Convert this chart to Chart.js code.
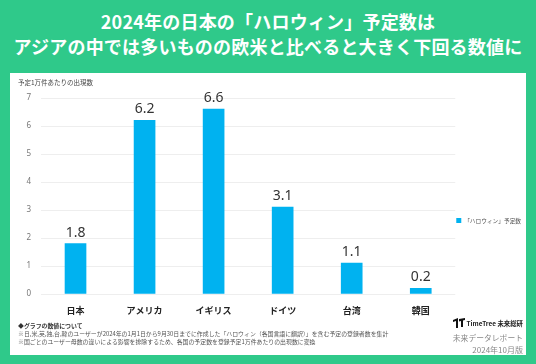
<!DOCTYPE html>
<html lang="ja">
<head>
<meta charset="utf-8">
<script src="https://cdn.jsdelivr.net/npm/chart.js@4/dist/chart.umd.min.js"></script>
<style>
  body { margin: 0; width: 536px; height: 364px; background: #2fc98a; overflow: hidden;
         font-family: "Noto Sans CJK JP", "Noto Sans", sans-serif; position: relative; }
  #title { position: absolute; left: 0; top: 9px; width: 536px; text-align: center; color: #fff;
           font-weight: bold; font-size: 18px; line-height: 25px; letter-spacing: 0.2px; }
  #panel { position: absolute; left: 10px; top: 73px; width: 516px; height: 282px; background: #fff; }
  #unit { position: absolute; left: 8px; top: 4px; font-size: 6.5px; color: #444; }
  #chartBox { position: absolute; left: 0; top: 0; width: 521px; height: 270px; }
  #notes { position: absolute; left: 8px; top: 249px; font-size: 5.9px; line-height: 8px; color: #555; }
  #notes b { color: #333; }
  #brand { position: absolute; right: 3px; top: 245px; text-align: right; color: #888; }
  #brand .logo { font-size: 6.4px; font-weight: bold; color: #222; line-height: 9px; }
  #brand .logo svg { vertical-align: -2px; margin-right: 2px; }
  #brand .rep { font-size: 7.8px; line-height: 13px; margin-top: 3px; }
  #brand .ver { font-size: 8px; line-height: 12px; }
</style>
</head>
<body>
<div id="title">2024年の日本の「ハロウィン」予定数は<br>アジアの中では多いものの欧米と比べると大きく下回る数値に</div>
<div id="panel">
  <div id="chartBox"><canvas id="canvasHalloween"></canvas></div>
  <div id="unit">予定1万件あたりの出現数</div>
  <div id="notes">
    <b>◆グラフの数値について</b><br>
    ※日,米,英,独,台,韓のユーザーが2024年の1月1日から9月30日までに作成した「ハロウィン（各国言語に翻訳）」を含む予定の登録者数を集計<br>
    ※国ごとのユーザー母数の違いによる影響を排除するため、各国の予定数を登録予定1万件あたりの出現数に変換
  </div>
  <div id="brand">
    <div class="logo"><svg width="12" height="10" viewBox="0 0 12 10"><path d="M0 2 L5 0 L5 10 L3 10 L3 3 L0 4 Z M6 1 L12 0 L12 2 L10 2.5 L10 9 L8 9 L8 3 L6 3.5 Z" fill="#111"/></svg>TimeTree 未来総研</div>
    <div class="rep">未来データレポート</div>
    <div class="ver">2024年10月版</div>
  </div>
</div>
<script>
const categories = ["日本", "アメリカ", "イギリス", "ドイツ", "台湾", "韓国"]
const halloweenCounts = [1.8, 6.2, 6.6, 3.1, 1.1, 0.2]
const seriesLabel = "「ハロウィン」予定数"
const yMin = 0
const yMax = 7
const yStep = 1

let canvasHalloween = document.getElementById("canvasHalloween")

// values above each bar, category names under the axis
const barTexts = {
    id: "barTexts",
    afterDatasetsDraw: chart => {
        const ctx = chart.ctx
        const xScale = chart.scales.x
        ctx.save()
        ctx.textAlign = "center"

        ctx.font = "14px 'Noto Sans', sans-serif"
        ctx.fillStyle = "#333"
        ctx.textBaseline = "bottom"
        chart.getDatasetMeta(0).data.forEach((bar, i) => {
            ctx.fillText(halloweenCounts[i].toFixed(1), bar.x, bar.y - 4)
        })

        ctx.font = "bold 9px 'Noto Sans CJK JP', sans-serif"
        ctx.fillStyle = "#222"
        ctx.textBaseline = "middle"
        categories.forEach((name, i) => {
            ctx.fillText(name, xScale.getPixelForValue(i), chart.chartArea.bottom + 17)
        })
        ctx.restore()
    }
}

new Chart(canvasHalloween, {
    type: "bar",
    data: {
        labels: categories,
        datasets: [{
            label: seriesLabel,
            data: halloweenCounts,
            backgroundColor: "#00b2f0",
            barThickness: 21
        }]
    },
    options: {
        responsive: true,
        maintainAspectRatio: false,
        animation: false,
        layout: { padding: { top: 25, left: 0, right: 0, bottom: 0 } },
        plugins: {
            legend: {
                position: "right",
                labels: {
                    boxWidth: 5,
                    boxHeight: 5,
                    padding: 1,
                    color: "#555",
                    font: { size: 5.7, family: "'Noto Sans CJK JP', sans-serif" }
                }
            },
            tooltip: { enabled: false }
        },
        scales: {
            x: {
                grid: { display: false },
                border: { display: false },
                ticks: { display: false },
                afterFit: scale => { scale.height = 49 }
            },
            y: {
                min: yMin,
                max: yMax,
                grid: { color: "#eeeeee", drawTicks: false },
                border: { display: false },
                ticks: {
                    stepSize: yStep,
                    padding: 10,
                    color: "#777",
                    font: { size: 8, family: "'Noto Sans', sans-serif" }
                },
                afterFit: scale => { scale.width = 31 }
            }
        }
    },
    plugins: [barTexts]
})
</script>
</body>
</html>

______________________________

Take the listing above and print it exactly, apart from the pictures.

* [RESPONSE BELOW]:
Convert this chart to Chart.js code.
<!DOCTYPE html>
<html lang="ja">
<head>
<meta charset="utf-8">
<script src="https://cdn.jsdelivr.net/npm/chart.js@4/dist/chart.umd.min.js"></script>
<style>
  body { margin: 0; width: 536px; height: 364px; background: #2fc98a; overflow: hidden;
         font-family: "Noto Sans CJK JP", "Noto Sans", sans-serif; position: relative; }
  #title { position: absolute; left: 0; top: 9px; width: 536px; text-align: center; color: #fff;
           font-weight: bold; font-size: 18px; line-height: 25px; letter-spacing: 0.2px; }
  #panel { position: absolute; left: 10px; top: 73px; width: 516px; height: 282px; background: #fff; }
  #unit { position: absolute; left: 8px; top: 4px; font-size: 6.5px; color: #444; }
  #chartBox { position: absolute; left: 0; top: 0; width: 521px; height: 270px; }
  #notes { position: absolute; left: 8px; top: 249px; font-size: 5.9px; line-height: 8px; color: #555; }
  #notes b { color: #333; }
  #brand { position: absolute; right: 3px; top: 245px; text-align: right; color: #888; }
  #brand .logo { font-size: 6.4px; font-weight: bold; color: #222; line-height: 9px; }
  #brand .logo svg { vertical-align: -2px; margin-right: 2px; }
  #brand .rep { font-size: 7.8px; line-height: 13px; margin-top: 3px; }
  #brand .ver { font-size: 8px; line-height: 12px; }
</style>
</head>
<body>
<div id="title">2024年の日本の「ハロウィン」予定数は<br>アジアの中では多いものの欧米と比べると大きく下回る数値に</div>
<div id="panel">
  <div id="chartBox"><canvas id="canvasHalloween"></canvas></div>
  <div id="unit">予定1万件あたりの出現数</div>
  <div id="notes">
    <b>◆グラフの数値について</b><br>
    ※日,米,英,独,台,韓のユーザーが2024年の1月1日から9月30日までに作成した「ハロウィン（各国言語に翻訳）」を含む予定の登録者数を集計<br>
    ※国ごとのユーザー母数の違いによる影響を排除するため、各国の予定数を登録予定1万件あたりの出現数に変換
  </div>
  <div id="brand">
    <div class="logo"><svg width="12" height="10" viewBox="0 0 12 10"><path d="M0 2 L5 0 L5 10 L3 10 L3 3 L0 4 Z M6 1 L12 0 L12 2 L10 2.5 L10 9 L8 9 L8 3 L6 3.5 Z" fill="#111"/></svg>TimeTree 未来総研</div>
    <div class="rep">未来データレポート</div>
    <div class="ver">2024年10月版</div>
  </div>
</div>
<script>
const categories = ["日本", "アメリカ", "イギリス", "ドイツ", "台湾", "韓国"]
const halloweenCounts = [1.8, 6.2, 6.6, 3.1, 1.1, 0.2]
const seriesLabel = "「ハロウィン」予定数"
const yMin = 0
const yMax = 7
const yStep = 1

let canvasHalloween = document.getElementById("canvasHalloween")

// values above each bar, category names under the axis
const barTexts = {
    id: "barTexts",
    afterDatasetsDraw: chart => {
        const ctx = chart.ctx
        const xScale = chart.scales.x
        ctx.save()
        ctx.textAlign = "center"

        ctx.font = "14px 'Noto Sans', sans-serif"
        ctx.fillStyle = "#333"
        ctx.textBaseline = "bottom"
        chart.getDatasetMeta(0).data.forEach((bar, i) => {
            ctx.fillText(halloweenCounts[i].toFixed(1), bar.x, bar.y - 4)
        })

        ctx.font = "bold 9px 'Noto Sans CJK JP', sans-serif"
        ctx.fillStyle = "#222"
        ctx.textBaseline = "middle"
        categories.forEach((name, i) => {
            ctx.fillText(name, xScale.getPixelForValue(i), chart.chartArea.bottom + 17)
        })
        ctx.restore()
    }
}

new Chart(canvasHalloween, {
    type: "bar",
    data: {
        labels: categories,
        datasets: [{
            label: seriesLabel,
            data: halloweenCounts,
            backgroundColor: "#00b2f0",
            barThickness: 21
        }]
    },
    options: {
        responsive: true,
        maintainAspectRatio: false,
        animation: false,
        layout: { padding: { top: 25, left: 0, right: 0, bottom: 0 } },
        plugins: {
            legend: {
                position: "right",
                labels: {
                    boxWidth: 5,
                    boxHeight: 5,
                    padding: 1,
                    color: "#555",
                    font: { size: 5.7, family: "'Noto Sans CJK JP', sans-serif" }
                }
            },
            tooltip: { enabled: false }
        },
        scales: {
            x: {
                grid: { display: false },
                border: { display: false },
                ticks: { display: false },
                afterFit: scale => { scale.height = 49 }
            },
            y: {
                min: yMin,
                max: yMax,
                grid: { color: "#eeeeee", drawTicks: false },
                border: { display: false },
                ticks: {
                    stepSize: yStep,
                    padding: 10,
                    color: "#777",
                    font: { size: 8, family: "'Noto Sans', sans-serif" }
                },
                afterFit: scale => { scale.width = 31 }
            }
        }
    },
    plugins: [barTexts]
})
</script>
</body>
</html>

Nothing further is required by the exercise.